As soon as I was out, I made the call to Lizzie. Her emotion bubbled over when she heard I was free and coming home, and even when I asked her about the fire, it didn’t seem to dim her exuberance. She recounted what she’d been t
old by a fire department official in Texarkana – that the cause was uncertain, but indications were it was a result of an electrical wiring failure.
Her manner came as a surprise – she came off detached. ‘I thought you’d be more upset.’
‘I was at first. But the more I think about it, the more I feel as though it’s a weight lifted.’
‘You care to explain that to me?’
She took a breath. ‘It’s been playing on my mind ever since we got here. Always having that link. All the things inside that needed taking care of. Now we’re free of it. We never need go back there. Pop took care of the insurance, so we won’t lose out.’
I went to ask about everything that she’d lost – the photographs of her parents and Alice, items of sentimental value – and then I realised either she’d made her peace with it or at least was trying to.
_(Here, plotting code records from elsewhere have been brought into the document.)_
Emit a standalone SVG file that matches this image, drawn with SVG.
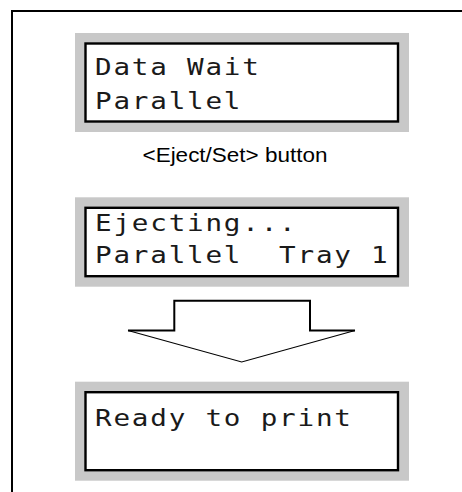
<svg xmlns="http://www.w3.org/2000/svg" width="462" height="492" viewBox="0 0 462 492">
  <style>
    .panel { fill: #c8c8c8; }
    .screen { fill: #ffffff; stroke: #000000; stroke-width: 2.4; }
    .lcd { font-family: "DejaVu Sans Mono", "Liberation Mono", monospace; font-size: 23px; fill: #1a1a1a; letter-spacing: 1.5px; }
    .lbl { font-family: "Liberation Sans", Arial, sans-serif; font-size: 20px; fill: #000000; }
    .frame { fill: none; stroke: #000000; stroke-width: 2; }
    .stem { fill: none; stroke: #000000; stroke-width: 2; }
    .head { fill: none; stroke: #000000; stroke-width: 1.2; }
  </style>
  <rect width="462" height="492" fill="#ffffff"/>
  <g id="frame">
    <path class="frame" d="M462,11 H12 V492"/>
  </g>
  <g id="lcd-data-wait">
    <rect class="panel" x="75" y="33" width="334" height="99"/>
    <rect class="screen" x="85.5" y="43.5" width="312.5" height="78"/>
    <text class="lcd" transform="translate(95,75) scale(1.2,1)">Data Wait</text>
    <text class="lcd" transform="translate(95,109) scale(1.2,1)">Parallel</text>
  </g>
  <g id="label-eject-set">
    <text class="lbl" x="235" y="161.7" text-anchor="middle" textLength="185" lengthAdjust="spacingAndGlyphs">&lt;Eject/Set&gt; button</text>
  </g>
  <g id="lcd-ejecting">
    <rect class="panel" x="75" y="197.3" width="334" height="89.4"/>
    <rect class="screen" x="85.5" y="207.8" width="312.5" height="68.4"/>
    <text class="lcd" transform="translate(95,231) scale(1.2,1)">Ejecting...</text>
    <text class="lcd" transform="translate(95,263) scale(1.2,1)" xml:space="preserve">Parallel  Tray 1</text>
  </g>
  <g id="connectors">
    <path class="stem" d="M128,330.5 H174.3 V300.8 H310 V330.5 H355"/>
    <path class="head" d="M128,330.5 L241.7,362 L355,330.5"/>
  </g>
  <g id="lcd-ready">
    <rect class="panel" x="75" y="381.7" width="334" height="99"/>
    <rect class="screen" x="85.5" y="392.2" width="312.5" height="78"/>
    <text class="lcd" transform="translate(95,426) scale(1.2,1)">Ready to print</text>
  </g>
</svg>
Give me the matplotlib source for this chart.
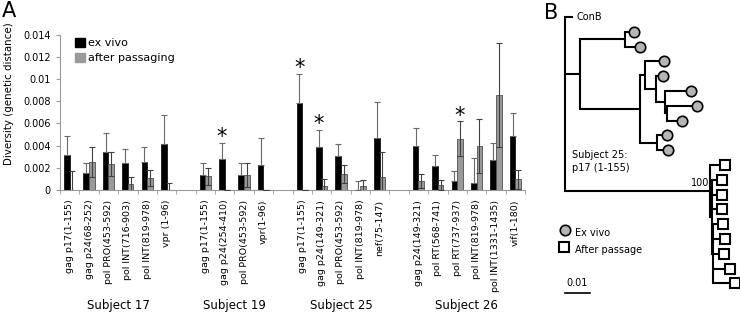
import numpy as np
import matplotlib
matplotlib.use("Agg")
from matplotlib import pyplot as plt
from matplotlib.ticker import FormatStrFormatter

# ---------------- panel A data ----------------
subjects = ["Subject 17", "Subject 19", "Subject 25", "Subject 26"]

genes17 = ["gag p17(1-155)", "gag p24(68-252)", "pol PRO(453-592)", "pol INT(716-903)",
           "pol INT(819-978)", "vpr (1-96)"]
exvivo17 = [0.00315, 0.00156, 0.0034, 0.0024, 0.0025, 0.0041]
exvivo17_err = [0.0017, 0.00084, 0.00176, 0.00132, 0.0014, 0.0027]
passage17 = [0.0, 0.00255, 0.00231, 0.00054, 0.00108, 0.0]
passage17_err = [0.00174, 0.00135, 0.00109, 0.0006, 0.00075, 0.0006]

genes19 = ["gag p17(1-155)", "gag p24(254-410)", "pol PRO(453-592)", "vpr(1-96)"]
exvivo19 = [0.00135, 0.00276, 0.00132, 0.00225]
exvivo19_err = [0.0011, 0.0015, 0.00108, 0.0024]
passage19 = [0.00123, 0.00003, 0.00132, 0.00002]
passage19_err = [0.00077, 0.0, 0.00108, 0.0]

genes25 = ["gag p17(1-155)", "gag p24(149-321)", "pol PRO(453-592)", "pol INT(819-978)",
           "nef(75-147)"]
exvivo25 = [0.0078, 0.00387, 0.00303, 0.0, 0.00471]
exvivo25_err = [0.00265, 0.00153, 0.00107, 0.00081, 0.00322]
passage25 = [0.00003, 0.00036, 0.00144, 0.00036, 0.0012]
passage25_err = [0.0, 0.0006, 0.00084, 0.00051, 0.00225]

genes26 = ["gag p24(149-321)", "pol RT(568-741)", "pol RT(737-937)", "pol INT(819-978)",
           "pol INT(1331-1435)", "vif(1-180)"]
exvivo26 = [0.00396, 0.00216, 0.00084, 0.0006, 0.0027, 0.00486]
exvivo26_err = [0.00165, 0.00096, 0.00087, 0.00225, 0.0015, 0.00204]
passage26 = [0.00081, 0.00045, 0.00462, 0.00393, 0.00853, 0.00096]
passage26_err = [0.00063, 0.00045, 0.00156, 0.00243, 0.00467, 0.00084]

# significant differences: (subject index, gene index, 0=ex vivo / 1=after passaging)
stars = [(1, 1, 0), (2, 0, 0), (2, 1, 0), (3, 2, 1)]

# ---------------- panel B data (tree) ----------------
# nested (name, branch length, children); leaves have a marker type
tree = ("root", 0.0, [
    ("ConB", 0.003, None),
    ("exvivo", 0.006, [
        ("n1", 0.018, [("L1", 0.0036, "o"), ("L2", 0.006, "o")]),
        ("n2", 0.024, [
            ("n3", 0.002, [
                ("L3", 0.0076, "o"),
                ("n4", 0.0044, [
                    ("L4", 0.0028, "o"),
                    ("n5", 0.0036, [
                        ("L5", 0.0104, "o"),
                        ("n6", 0.0008, [("L6", 0.012, "o"), ("L7", 0.006, "o")]),
                    ]),
                ]),
            ]),
            ("n7", 0.0068, [("L8", 0.004, "o"), ("L9", 0.0044, "o")]),
        ]),
    ]),
    ("passage", 0.058, [
        ("Q1", 0.006, "s"),
        ("p1", 0.0006, [
            ("Q2", 0.004, "s"), ("Q3", 0.004, "s"), ("Q4", 0.004, "s"),
            ("p2", 0.0006, [("Q5", 0.004, "s"), ("Q6", 0.0046, "s"), ("Q7", 0.0042, "s"),
                            ("Q8", 0.0066, "s"), ("Q9", 0.0088, "s")]),
        ]),
    ]),
])

fig = plt.figure(figsize=(7.4, 3.18), dpi=100)

# ---------------- panel A ----------------
ax = fig.add_axes([60 / 740, (318 - 190) / 318, 465 / 740, 155.4 / 318])

groups = [(genes17, exvivo17, exvivo17_err, passage17, passage17_err),
          (genes19, exvivo19, exvivo19_err, passage19, passage19_err),
          (genes25, exvivo25, exvivo25_err, passage25, passage25_err),
          (genes26, exvivo26, exvivo26_err, passage26, passage26_err)]

w = 0.29
pos = 0
xt, xl, centers, gpos = [], [], [], []
for gi, (genes, ev, eve, ps, pse) in enumerate(groups):
    x = pos + np.arange(len(genes))
    gpos.append(x)
    ax.bar(x - w / 2, ev, w, color="black", edgecolor="black", linewidth=0.5, zorder=2)
    ax.bar(x + w / 2, ps, w, color="#9a9a9a", edgecolor="#505050", linewidth=0.6, zorder=2)
    # black bars: only the upper whisker shows
    ax.errorbar(x - w / 2, ev, yerr=[np.zeros(len(ev)), eve], fmt="none", ecolor="#6a6a6a",
                elinewidth=0.8, capsize=2, capthick=0.8, zorder=3)
    ax.errorbar(x + w / 2, ps, yerr=pse, fmt="none", ecolor="#404040", elinewidth=0.8,
                capsize=2, capthick=0.8, zorder=3)
    xt += list(x)
    xl += genes
    centers.append(x.mean())
    pos += len(genes) + 1

for si, gi, ser in stars:
    genes, ev, eve, ps, pse = groups[si]
    vals, errs = (ev, eve) if ser == 0 else (ps, pse)
    xs = gpos[si][gi] + (-w / 2 if ser == 0 else w / 2)
    ax.annotate("*", (xs, vals[gi] + errs[gi]), xytext=(0, -3), textcoords="offset points",
                ha="center", va="bottom", fontsize=15)

ax.set_xlim(-0.5, pos - 1.5)
ax.set_ylim(0, 0.014)
ax.set_yticks(np.arange(0, 0.0141, 0.002))
ax.yaxis.set_major_formatter(FormatStrFormatter("%g"))
ax.set_xticks(xt)
ax.set_xticklabels(xl, rotation=90, fontsize=6.8)
ax.set_xticks(np.arange(-0.5, pos - 1, 1), minor=True)
ax.tick_params(axis="x", which="major", length=0, pad=7)
ax.tick_params(axis="x", which="minor", length=3, color="#999999")
ax.tick_params(axis="y", labelsize=7, length=3, color="#999999")
for s in ["top", "right"]:
    ax.spines[s].set_visible(False)
for s in ["left", "bottom"]:
    ax.spines[s].set_color("#999999")
    ax.spines[s].set_linewidth(0.8)
ax.set_ylabel("Diversity (genetic distance)", fontsize=7.4)
ax.yaxis.set_label_coords(-0.099, 0.62)

for c, name in zip(centers, subjects):
    ax.text(c, -0.745, name, transform=ax.get_xaxis_transform(), ha="center", va="center",
            fontsize=8.5)

h1 = plt.Rectangle((0, 0), 1, 1, color="black")
h2 = plt.Rectangle((0, 0), 1, 1, color="#9a9a9a")
ax.legend([h1, h2], ["ex vivo", "after passaging"], loc="upper left",
          bbox_to_anchor=(0.01, 1.045), frameon=False, fontsize=8,
          handlelength=0.9, handleheight=0.9, handletextpad=0.3, labelspacing=0.45)

fig.text(0.002, 0.965, "A", fontsize=15, va="center")

# ---------------- panel B ----------------
bx = fig.add_axes([530 / 740, 0, 210 / 740, 1])
bx.set_xlim(-0.014, 0.07)
bx.set_ylim(20.34, -1.149)
bx.axis("off")

leaf_count = [0]


def layout(node, x0):
    name, bl, kids = node
    x1 = x0 + bl
    if not isinstance(kids, list):
        y = leaf_count[0]
        leaf_count[0] += 1
        bx.plot([x0, x1], [y, y], color="black", lw=1.5, solid_capstyle="butt")
        if kids == "o":
            bx.plot(x1, y, "o", ms=7.5, mfc="#b5b5b5", mec="black", mew=1.2)
        elif kids == "s":
            bx.plot(x1, y, "s", ms=7, mfc="white", mec="black", mew=1.5)
        else:
            bx.text(x1 + 0.0015, y, name, fontsize=7, va="center")
        return y
    ys = [layout(k, x1) for k in kids]
    y = (min(ys) + max(ys)) / 2
    bx.plot([x1, x1], [min(ys), max(ys)], color="black", lw=1.5, solid_capstyle="projecting")
    bx.plot([x0, x1], [y, y], color="black", lw=1.5, solid_capstyle="butt")
    if name == "passage":
        bx.text(x1 - 0.0004, y - 0.55, "100", fontsize=7, ha="right", va="center")
    return y


layout(tree, 0.0)

bx.text(0.003, 9.75, "Subject 25:\np17 (1-155)", fontsize=7, va="center", linespacing=1.4)
bx.plot(0.0, 14.4, "o", ms=7.5, mfc="#b5b5b5", mec="black", mew=1.2)
bx.text(0.004, 14.6, "Ex vivo", fontsize=7, va="center")
bx.plot(-0.0004, 15.55, "s", ms=6.5, mfc="white", mec="black", mew=1.5)
bx.text(0.004, 15.75, "After passage", fontsize=7, va="center")
bx.plot([0.0, 0.01], [18.65, 18.65], color="black", lw=1.2)
bx.text(0.005, 18.3, "0.01", fontsize=7, ha="center", va="bottom")
bx.text(-0.0083, -0.3, "B", fontsize=15, va="center")

fig.savefig("out.png", dpi=100)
It wasn’t for me to argue with that. ‘I’m heading for the bus station now. I’ll be back in two or three days, just as soon as I can be.’
It was the truth, with one omission. I squared it with myself by promising I’d tell her everything later. I hung up the telephone and went to catch a bus to Hot Springs. One last time. A risk worth taking.
*
I figured the cops wouldn’t know yet that I’d been cleared of Barrett’s murder, so I moved with circumspection when I got to town.
It was late afternoon when I arrived. That morning’s Recorder carried Coughlin’s campaign schedule for the day; he was due to speak at a rally at the United Methodist Church on Grand Avenue at four o’clock. Alongside it, the results of a poll taken in the wake of his injuries showed the early predictions were correct: he’d overtaken Masters’ candidate for mayor, Edgar Burton, for the first time in weeks.
United Methodist was a five minute walk from Violet Drive. I took a detour on my way from Central Avenue so I could go by Ella Borland’s house. I wasn’t certain what my reason for going was until I got there and saw it.
The drapes were open; I cupped my eyes to the window and looked inside. The front room was mostly bare, the beginnings of a film of dust just visible on the surfaces that caught the light. There was a cup on its side on the table and an ashtray that had been spilled on the floor and left. Signs of a haphazard exit. I realised then it was what I’d wanted to see. Evidence that Ella Borland had made her choice and decided not to throw in with Tindall and his men. That whatever she’d said and done before, when she had the chance to escape, she took it.